━━ ENTRIES SUPPLIED

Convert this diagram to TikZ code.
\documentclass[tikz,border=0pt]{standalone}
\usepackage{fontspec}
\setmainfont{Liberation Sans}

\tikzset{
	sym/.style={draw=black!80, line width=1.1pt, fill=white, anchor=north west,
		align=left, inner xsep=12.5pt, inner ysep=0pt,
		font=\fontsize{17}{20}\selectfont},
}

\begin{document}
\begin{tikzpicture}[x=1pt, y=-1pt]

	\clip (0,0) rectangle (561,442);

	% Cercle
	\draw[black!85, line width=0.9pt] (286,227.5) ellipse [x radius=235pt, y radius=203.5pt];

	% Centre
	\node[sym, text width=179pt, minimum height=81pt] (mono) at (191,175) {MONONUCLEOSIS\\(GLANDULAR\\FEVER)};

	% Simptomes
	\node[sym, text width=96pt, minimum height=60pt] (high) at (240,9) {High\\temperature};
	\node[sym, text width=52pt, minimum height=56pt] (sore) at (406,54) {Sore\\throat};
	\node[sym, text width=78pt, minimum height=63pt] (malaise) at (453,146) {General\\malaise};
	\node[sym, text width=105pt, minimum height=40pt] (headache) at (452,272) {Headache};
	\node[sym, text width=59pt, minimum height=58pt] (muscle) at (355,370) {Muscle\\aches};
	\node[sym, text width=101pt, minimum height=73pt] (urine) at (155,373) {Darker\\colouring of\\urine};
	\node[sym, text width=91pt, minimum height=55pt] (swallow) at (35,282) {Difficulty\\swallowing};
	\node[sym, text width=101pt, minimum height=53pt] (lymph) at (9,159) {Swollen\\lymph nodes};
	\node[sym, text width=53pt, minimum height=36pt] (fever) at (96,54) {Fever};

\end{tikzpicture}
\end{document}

━━━━
━━ ENTRIES SUPPLIED

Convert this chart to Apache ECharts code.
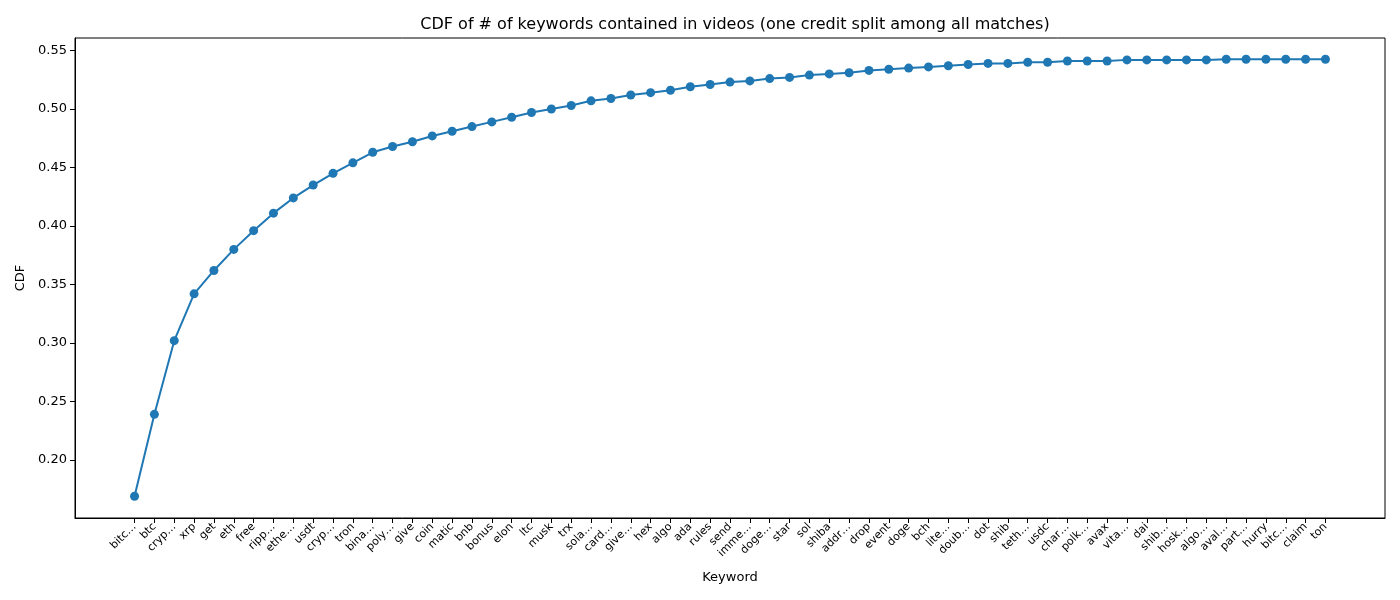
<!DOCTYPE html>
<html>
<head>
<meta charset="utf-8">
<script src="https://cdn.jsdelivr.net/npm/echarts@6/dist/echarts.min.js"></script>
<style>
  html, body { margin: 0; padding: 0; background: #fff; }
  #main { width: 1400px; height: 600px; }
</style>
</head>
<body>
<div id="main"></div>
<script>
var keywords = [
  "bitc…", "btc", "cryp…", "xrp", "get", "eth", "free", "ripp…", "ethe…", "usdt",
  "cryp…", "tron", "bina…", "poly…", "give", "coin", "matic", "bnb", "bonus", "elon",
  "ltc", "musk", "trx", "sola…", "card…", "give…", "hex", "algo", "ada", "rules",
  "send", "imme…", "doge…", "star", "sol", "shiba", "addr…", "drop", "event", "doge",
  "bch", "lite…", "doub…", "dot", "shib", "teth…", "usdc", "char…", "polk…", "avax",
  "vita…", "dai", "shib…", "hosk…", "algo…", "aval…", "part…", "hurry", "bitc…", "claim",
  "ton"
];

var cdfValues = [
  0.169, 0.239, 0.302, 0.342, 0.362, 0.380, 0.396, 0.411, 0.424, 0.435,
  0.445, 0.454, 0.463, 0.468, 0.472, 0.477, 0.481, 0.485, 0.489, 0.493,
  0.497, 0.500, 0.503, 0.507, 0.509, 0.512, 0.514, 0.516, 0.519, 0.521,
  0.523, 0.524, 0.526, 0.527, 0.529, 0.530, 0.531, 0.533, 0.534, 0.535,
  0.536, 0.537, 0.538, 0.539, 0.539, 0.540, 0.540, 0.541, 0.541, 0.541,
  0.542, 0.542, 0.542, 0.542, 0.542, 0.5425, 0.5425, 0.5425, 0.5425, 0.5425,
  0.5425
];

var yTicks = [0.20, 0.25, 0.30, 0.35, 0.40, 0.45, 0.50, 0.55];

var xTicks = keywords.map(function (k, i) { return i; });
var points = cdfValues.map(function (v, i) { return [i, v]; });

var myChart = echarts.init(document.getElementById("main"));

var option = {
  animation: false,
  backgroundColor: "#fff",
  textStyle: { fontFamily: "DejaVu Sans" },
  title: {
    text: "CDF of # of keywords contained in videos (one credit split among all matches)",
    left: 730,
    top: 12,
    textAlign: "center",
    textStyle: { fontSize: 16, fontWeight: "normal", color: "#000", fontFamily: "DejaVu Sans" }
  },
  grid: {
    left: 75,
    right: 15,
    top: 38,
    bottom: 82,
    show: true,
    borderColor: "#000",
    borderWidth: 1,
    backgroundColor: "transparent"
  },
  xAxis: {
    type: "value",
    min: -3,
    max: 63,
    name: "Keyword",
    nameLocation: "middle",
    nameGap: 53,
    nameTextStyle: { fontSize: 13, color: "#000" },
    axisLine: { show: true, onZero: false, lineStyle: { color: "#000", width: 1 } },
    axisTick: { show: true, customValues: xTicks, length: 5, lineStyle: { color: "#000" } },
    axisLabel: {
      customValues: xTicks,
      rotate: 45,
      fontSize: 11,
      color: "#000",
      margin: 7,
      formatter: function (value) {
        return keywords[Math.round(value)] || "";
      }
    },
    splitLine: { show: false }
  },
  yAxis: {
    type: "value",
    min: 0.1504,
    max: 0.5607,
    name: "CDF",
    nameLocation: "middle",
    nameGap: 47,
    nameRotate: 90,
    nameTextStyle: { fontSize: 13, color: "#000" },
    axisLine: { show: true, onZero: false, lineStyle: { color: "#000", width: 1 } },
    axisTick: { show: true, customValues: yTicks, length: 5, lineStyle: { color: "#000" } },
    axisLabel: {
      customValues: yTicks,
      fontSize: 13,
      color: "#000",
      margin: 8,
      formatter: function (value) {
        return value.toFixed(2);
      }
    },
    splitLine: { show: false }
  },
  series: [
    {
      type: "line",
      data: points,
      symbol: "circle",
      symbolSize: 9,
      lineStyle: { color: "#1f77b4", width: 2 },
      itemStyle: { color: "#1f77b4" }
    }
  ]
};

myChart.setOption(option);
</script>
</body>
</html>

━━━━

| GIVEN PROBLEM |
From the line containing "Convert this chart to Apache ECharts code." to the line containing "var points = cdfValues.map(function", both lines included, give the text again exactly, without any pictures.

| EXERCISE ANSWER |
Convert this chart to Apache ECharts code.
<!DOCTYPE html>
<html>
<head>
<meta charset="utf-8">
<script src="https://cdn.jsdelivr.net/npm/echarts@6/dist/echarts.min.js"></script>
<style>
  html, body { margin: 0; padding: 0; background: #fff; }
  #main { width: 1400px; height: 600px; }
</style>
</head>
<body>
<div id="main"></div>
<script>
var keywords = [
  "bitc…", "btc", "cryp…", "xrp", "get", "eth", "free", "ripp…", "ethe…", "usdt",
  "cryp…", "tron", "bina…", "poly…", "give", "coin", "matic", "bnb", "bonus", "elon",
  "ltc", "musk", "trx", "sola…", "card…", "give…", "hex", "algo", "ada", "rules",
  "send", "imme…", "doge…", "star", "sol", "shiba", "addr…", "drop", "event", "doge",
  "bch", "lite…", "doub…", "dot", "shib", "teth…", "usdc", "char…", "polk…", "avax",
  "vita…", "dai", "shib…", "hosk…", "algo…", "aval…", "part…", "hurry", "bitc…", "claim",
  "ton"
];

var cdfValues = [
  0.169, 0.239, 0.302, 0.342, 0.362, 0.380, 0.396, 0.411, 0.424, 0.435,
  0.445, 0.454, 0.463, 0.468, 0.472, 0.477, 0.481, 0.485, 0.489, 0.493,
  0.497, 0.500, 0.503, 0.507, 0.509, 0.512, 0.514, 0.516, 0.519, 0.521,
  0.523, 0.524, 0.526, 0.527, 0.529, 0.530, 0.531, 0.533, 0.534, 0.535,
  0.536, 0.537, 0.538, 0.539, 0.539, 0.540, 0.540, 0.541, 0.541, 0.541,
  0.542, 0.542, 0.542, 0.542, 0.542, 0.5425, 0.5425, 0.5425, 0.5425, 0.5425,
  0.5425
];

var yTicks = [0.20, 0.25, 0.30, 0.35, 0.40, 0.45, 0.50, 0.55];

var xTicks = keywords.map(function (k, i) { return i; });
var points = cdfValues.map(function (v, i) { return [i, v]; });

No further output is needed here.